◆ Exercise prompt: Copy each line of the data below exactly, leaving out pictures.
********
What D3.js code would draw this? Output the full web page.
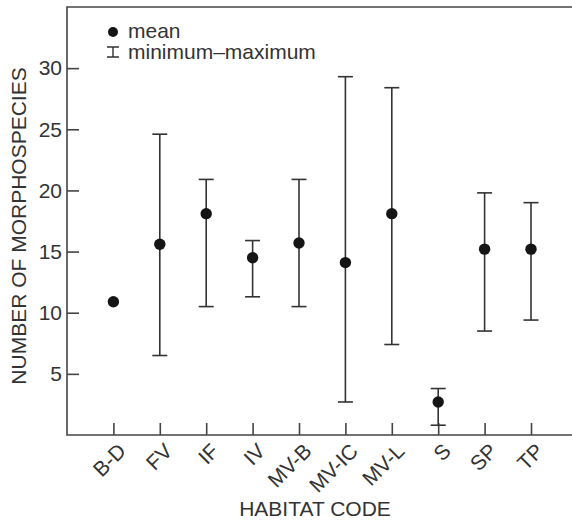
<!DOCTYPE html>
<meta charset="utf-8">
<style>
	body { margin: 0; background: #fff; font-family: "Liberation Sans", Arial, sans-serif; }
	text { fill: #333; }
	.axis path, .axis line { stroke: #444; stroke-width: 1.6; fill: none; }
</style>
<body>
<svg id="chart" width="572" height="523"></svg>
<script src="https://d3js.org/d3.v7.min.js"></script>
<script>
	// values
	var habitats = ["B-D", "FV", "IF", "IV", "MV-B", "MV-IC", "MV-L", "S", "SP", "TP"];
	var means    = [10.9, 15.6, 18.1, 14.5, 15.7, 14.1, 18.1, 2.7, 15.2, 15.2];
	var mins     = [null, 6.5, 10.5, 11.3, 10.5, 2.7, 7.4, 0.8, 8.5, 9.4];
	var maxs     = [null, 24.6, 20.9, 15.9, 20.9, 29.3, 28.4, 3.8, 19.8, 19.0];
	var yTicks   = [5, 10, 15, 20, 25, 30];

	var svg = d3.select("#chart"),
		fs = "21px",
		plotL = 67, plotT = 7, plotR = 577.4, plotB = 435;

	var x = d3.scalePoint()
		.domain(habitats)
		.range([plotL, plotR])
		.padding(1);

	var y = d3.scaleLinear()
		.domain([0, 35])
		.range([plotB, plotT]);

	// frame
	svg.append("path")
		.attr("d", "M" + plotR + "," + plotT + "H" + plotL + "V" + plotB + "H" + plotR)
		.attr("fill", "none")
		.attr("stroke", "#444")
		.attr("stroke-width", 1.6);

	var yAxis = svg.append("g")
		.attr("class", "axis")
		.attr("transform", "translate(" + plotL + ",0)")
		.call(d3.axisLeft(y).tickValues(yTicks).tickSize(-12).tickPadding(5));
	yAxis.select(".domain").remove();
	yAxis.selectAll("text")
		.style("font-size", fs)
		.attr("fill", "#333");

	var xAxis = svg.append("g")
		.attr("class", "axis")
		.attr("transform", "translate(0," + plotB + ")")
		.call(d3.axisBottom(x).tickSize(-12));
	xAxis.select(".domain").remove();
	xAxis.selectAll("text")
		.style("font-size", fs)
		.attr("fill", "#333")
		.attr("text-anchor", "end")
		.attr("y", 0)
		.attr("transform", "translate(3,7) rotate(-45)")
		.attr("dy", "0.7em");

	// whiskers
	var data = habitats.map(function(h, i) {
		return {h: h, mean: means[i], min: mins[i], max: maxs[i]};
	});
	var bars = data.filter(function(d) { return d.min != null; });
	var cap = 7.5;

	var gBars = svg.append("g").attr("stroke", "#333").attr("stroke-width", 1.6);
	gBars.selectAll(".stem").data(bars).enter().append("line")
		.attr("x1", function(d) { return x(d.h); })
		.attr("x2", function(d) { return x(d.h); })
		.attr("y1", function(d) { return y(d.min); })
		.attr("y2", function(d) { return y(d.max); });
	gBars.selectAll(".capT").data(bars).enter().append("line")
		.attr("x1", function(d) { return x(d.h) - cap; })
		.attr("x2", function(d) { return x(d.h) + cap; })
		.attr("y1", function(d) { return y(d.max); })
		.attr("y2", function(d) { return y(d.max); });
	gBars.selectAll(".capB").data(bars).enter().append("line")
		.attr("x1", function(d) { return x(d.h) - cap; })
		.attr("x2", function(d) { return x(d.h) + cap; })
		.attr("y1", function(d) { return y(d.min); })
		.attr("y2", function(d) { return y(d.min); });

	svg.selectAll(".dot").data(data).enter().append("circle")
		.attr("cx", function(d) { return x(d.h); })
		.attr("cy", function(d) { return y(d.mean); })
		.attr("r", 5.7)
		.attr("fill", "#151515");

	// legend
	svg.append("circle").attr("cx", 113).attr("cy", 32).attr("r", 5).attr("fill", "#151515");
	svg.append("path")
		.attr("d", "M107,47H119M113,47V57M107,57H119")
		.attr("stroke", "#333").attr("stroke-width", 1.4).attr("fill", "none");
	svg.append("text").attr("x", 128).attr("y", 38).style("font-size", fs).text("mean");
	svg.append("text").attr("x", 128).attr("y", 59).style("font-size", fs).text("minimum\u2013maximum");

	// axis titles
	svg.append("text")
		.attr("x", 315).attr("y", 516)
		.attr("text-anchor", "middle")
		.style("font-size", fs)
		.text("HABITAT CODE");
	svg.append("text")
		.attr("transform", "translate(26,226) rotate(-90)")
		.attr("text-anchor", "middle")
		.style("font-size", fs)
		.text("NUMBER OF MORPHOSPECIES");
</script>
</body>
********
◆ Task solution:
What D3.js code would draw this? Output the full web page.
<!DOCTYPE html>
<meta charset="utf-8">
<style>
	body { margin: 0; background: #fff; font-family: "Liberation Sans", Arial, sans-serif; }
	text { fill: #333; }
	.axis path, .axis line { stroke: #444; stroke-width: 1.6; fill: none; }
</style>
<body>
<svg id="chart" width="572" height="523"></svg>
<script src="https://d3js.org/d3.v7.min.js"></script>
<script>
	// values
	var habitats = ["B-D", "FV", "IF", "IV", "MV-B", "MV-IC", "MV-L", "S", "SP", "TP"];
	var means    = [10.9, 15.6, 18.1, 14.5, 15.7, 14.1, 18.1, 2.7, 15.2, 15.2];
	var mins     = [null, 6.5, 10.5, 11.3, 10.5, 2.7, 7.4, 0.8, 8.5, 9.4];
	var maxs     = [null, 24.6, 20.9, 15.9, 20.9, 29.3, 28.4, 3.8, 19.8, 19.0];
	var yTicks   = [5, 10, 15, 20, 25, 30];

	var svg = d3.select("#chart"),
		fs = "21px",
		plotL = 67, plotT = 7, plotR = 577.4, plotB = 435;

	var x = d3.scalePoint()
		.domain(habitats)
		.range([plotL, plotR])
		.padding(1);

	var y = d3.scaleLinear()
		.domain([0, 35])
		.range([plotB, plotT]);

	// frame
	svg.append("path")
		.attr("d", "M" + plotR + "," + plotT + "H" + plotL + "V" + plotB + "H" + plotR)
		.attr("fill", "none")
		.attr("stroke", "#444")
		.attr("stroke-width", 1.6);

	var yAxis = svg.append("g")
		.attr("class", "axis")
		.attr("transform", "translate(" + plotL + ",0)")
		.call(d3.axisLeft(y).tickValues(yTicks).tickSize(-12).tickPadding(5));
	yAxis.select(".domain").remove();
	yAxis.selectAll("text")
		.style("font-size", fs)
		.attr("fill", "#333");

	var xAxis = svg.append("g")
		.attr("class", "axis")
		.attr("transform", "translate(0," + plotB + ")")
		.call(d3.axisBottom(x).tickSize(-12));
	xAxis.select(".domain").remove();
	xAxis.selectAll("text")
		.style("font-size", fs)
		.attr("fill", "#333")
		.attr("text-anchor", "end")
		.attr("y", 0)
		.attr("transform", "translate(3,7) rotate(-45)")
		.attr("dy", "0.7em");

	// whiskers
	var data = habitats.map(function(h, i) {
		return {h: h, mean: means[i], min: mins[i], max: maxs[i]};
	});
	var bars = data.filter(function(d) { return d.min != null; });
	var cap = 7.5;

	var gBars = svg.append("g").attr("stroke", "#333").attr("stroke-width", 1.6);
	gBars.selectAll(".stem").data(bars).enter().append("line")
		.attr("x1", function(d) { return x(d.h); })
		.attr("x2", function(d) { return x(d.h); })
		.attr("y1", function(d) { return y(d.min); })
		.attr("y2", function(d) { return y(d.max); });
	gBars.selectAll(".capT").data(bars).enter().append("line")
		.attr("x1", function(d) { return x(d.h) - cap; })
		.attr("x2", function(d) { return x(d.h) + cap; })
		.attr("y1", function(d) { return y(d.max); })
		.attr("y2", function(d) { return y(d.max); });
	gBars.selectAll(".capB").data(bars).enter().append("line")
		.attr("x1", function(d) { return x(d.h) - cap; })
		.attr("x2", function(d) { return x(d.h) + cap; })
		.attr("y1", function(d) { return y(d.min); })
		.attr("y2", function(d) { return y(d.min); });

	svg.selectAll(".dot").data(data).enter().append("circle")
		.attr("cx", function(d) { return x(d.h); })
		.attr("cy", function(d) { return y(d.mean); })
		.attr("r", 5.7)
		.attr("fill", "#151515");

	// legend
	svg.append("circle").attr("cx", 113).attr("cy", 32).attr("r", 5).attr("fill", "#151515");
	svg.append("path")
		.attr("d", "M107,47H119M113,47V57M107,57H119")
		.attr("stroke", "#333").attr("stroke-width", 1.4).attr("fill", "none");
	svg.append("text").attr("x", 128).attr("y", 38).style("font-size", fs).text("mean");
	svg.append("text").attr("x", 128).attr("y", 59).style("font-size", fs).text("minimum\u2013maximum");

	// axis titles
	svg.append("text")
		.attr("x", 315).attr("y", 516)
		.attr("text-anchor", "middle")
		.style("font-size", fs)
		.text("HABITAT CODE");
	svg.append("text")
		.attr("transform", "translate(26,226) rotate(-90)")
		.attr("text-anchor", "middle")
		.style("font-size", fs)
		.text("NUMBER OF MORPHOSPECIES");
</script>
</body>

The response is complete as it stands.